Sunday 7 August 2016

Maybe there's one less worry about measures of happiness

Measures of happiness or subjective wellbeing essentially come down to responses to a question like: "Overall, how satisfied are you with your life at the moment?" There are a number of problems with that sort of question, not least of which is that it can be influenced by recent and usually unobserved factors such as the weather. That is, if the day is sunny and warm (but not too hot) you probably feel a bit happier than on a cold, rainy day, and most studies would not be able to control for the effect of the weather on your happiness. So that would lead to omitted variable bias in any analysis of the factors associated with happiness.

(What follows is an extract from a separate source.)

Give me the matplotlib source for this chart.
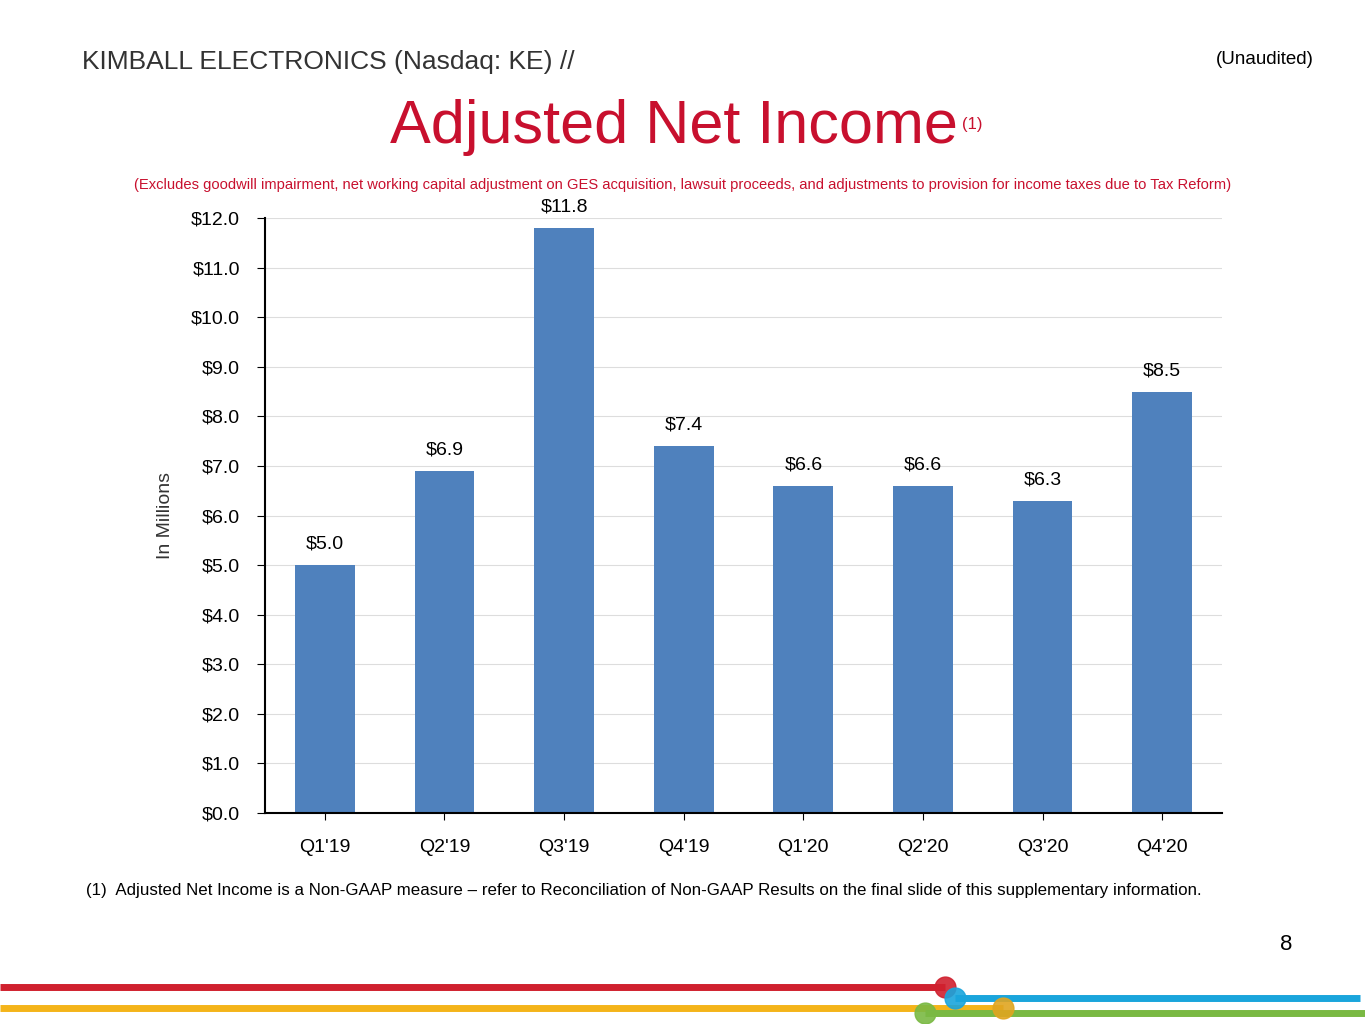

Which makes this recent paper from the journal The Manchester School (sorry I don't see an ungated version anywhere) by Franz Buscha (University of Westminster) potentially quite important. In the paper, Buscha uses data from the British Household Panel Survey, which allowed him to identify the day and location of each interview, and therefore match weather data to each observation. Past studies have sometimes shown relationships between weather and various measures of subjective wellbeing, but in this case the results were very weak:
Results suggest that, in general, there is little correlation between measures of well-being and the weather. None of the correlation coefficients exceed an absolute value of 0.05, which suggests that, at least in a descriptive setting, there is little interaction between weather and well-being responses.
When using more robust regression methods:
...results suggest that the causal effect of weather on individual measures of well-being is generally statistically insignificant. 
There were some weak statistically significant relationships, but the size of the effects were tiny. So, overall this suggests that we may have little to worry about in terms of whether the weather is causing problems for happiness studies. However, this study was in Britain, and most interviews were in the autumn, and the weather in Britain in autumn is typically rubbish (according to the paper "[t]he ‘average autumn day’ ... includes a gentle breeze, some low-intensity rainfall, moderate temperatures and roughly half sunshine/half cloudy weather"). Perhaps a further study in a more varied (and nicer) climate is required?